The City of London woke to a chilling reminder that markets do not price in technological surprise. Hezbollah has deployed fibre-optic drones against Israel, bypassing electronic countermeasures that the West has long relied upon. This is not a minor escalation; it is a paradigm shift in asymmetric warfare.
The drones, tethered by cables immune to jamming, can loiter over targets without the spectral footprint of radio-controlled systems. For the defence establishment, this is the equivalent of discovering your impenetrable firewall has a physical backdoor. British defence firms, their order books swollen from years of HMG's defence largesse, are now racing to develop countermeasures.

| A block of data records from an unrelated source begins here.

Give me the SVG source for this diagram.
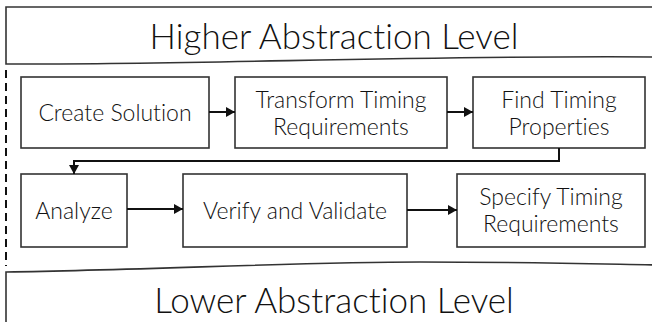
<svg xmlns="http://www.w3.org/2000/svg" width="652" height="322" viewBox="0 0 652 322">
<style>
.banner{fill:#fff;stroke:#333;stroke-width:1.6}
.box{fill:#fff;stroke:#333;stroke-width:1.6}
.t{font-family:Lato,"Noto Sans","Liberation Sans",sans-serif;font-weight:300;font-variant-ligatures:none;fill:#111;text-anchor:middle}
.bt{font-size:23px}
.big{font-size:35px}
.conn{fill:none;stroke:#111;stroke-width:2}
.dash{fill:none;stroke:#111;stroke-width:2;stroke-dasharray:8 5}
</style>
<defs>
<marker id="ah" markerUnits="userSpaceOnUse" markerWidth="9" markerHeight="10" refX="9" refY="5" orient="auto">
<path d="M0,0 L9,5 L0,10 z" fill="#111"/>
</marker>
</defs>
<rect width="652" height="322" fill="#fff"/>
<g id="higher">
<path class="banner" d="M660,7 H6 V64 C200,65 420,55 660,57"/>
<text class="t big" x="334" y="49">Higher Abstraction Level</text>
</g>
<g id="lower">
<path class="banner" d="M6,330 V272 C150,270 300,262 420,262 C520,262 600,264 660,265"/>
<text class="t big" x="334" y="313">Lower Abstraction Level</text>
</g>
<path class="dash" d="M6,70 V266"/>
<g id="create">
<rect class="box" x="21" y="77" width="188" height="71"/>
<text class="t bt" x="115" y="121">Create Solution</text>
</g>
<g id="transform">
<rect class="box" x="235" y="77" width="212" height="71"/>
<text class="t bt" x="341" y="108">Transform Timing</text>
<text class="t bt" x="341" y="135">Requirements</text>
</g>
<g id="find">
<rect class="box" x="473" y="77" width="172" height="71"/>
<text class="t bt" x="559" y="108">Find Timing</text>
<text class="t bt" x="559" y="135">Properties</text>
</g>
<g id="analyze">
<rect class="box" x="21" y="174" width="106" height="73"/>
<text class="t bt" x="74" y="219">Analyze</text>
</g>
<g id="verify">
<rect class="box" x="183" y="174" width="224" height="73"/>
<text class="t bt" x="295" y="219">Verify and Validate</text>
</g>
<g id="specify">
<rect class="box" x="457" y="174" width="188" height="73"/>
<text class="t bt" x="551" y="205">Specify Timing</text>
<text class="t bt" x="551" y="232">Requirements</text>
</g>
<g id="connectors">
<path class="conn" d="M209,112 H235" marker-end="url(#ah)"/>
<path class="conn" d="M447,112 H473" marker-end="url(#ah)"/>
<path class="conn" d="M559,148 V161 H74 V174" marker-end="url(#ah)"/>
<path class="conn" d="M127,209 H183" marker-end="url(#ah)"/>
<path class="conn" d="M407,210 H457" marker-end="url(#ah)"/>
</g>
</svg>
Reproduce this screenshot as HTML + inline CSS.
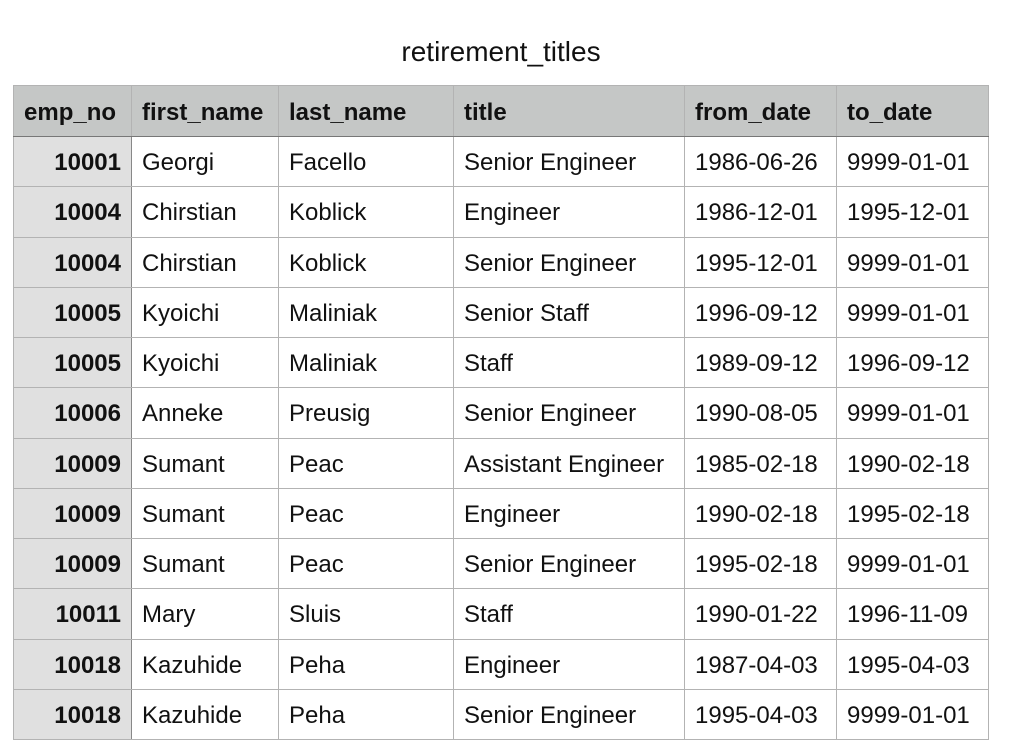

BAE Systems and QinetiQ are likely to see R&D costs spike before any procurement windfall. The market implications are clear: any vulnerability in Israel's Iron Dome or electronic warfare suite threatens to widen the security risk premium in regional equities. Gilts, meanwhile, remain under pressure as the Treasury contemplates yet another emergency defence supplement.
Yield-hungry investors should watch for the MoD's emergency procurement pipeline, but remember: fiscal discipline is the first casualty of panic. This is a moment for sober analysis, not cavalry charges. The fibre-optic drone is a reminder that every technological lock eventually meets its pick.
For investors, the bottom line is diversification. For the defence sector, it is a call to innovate or be outflanked.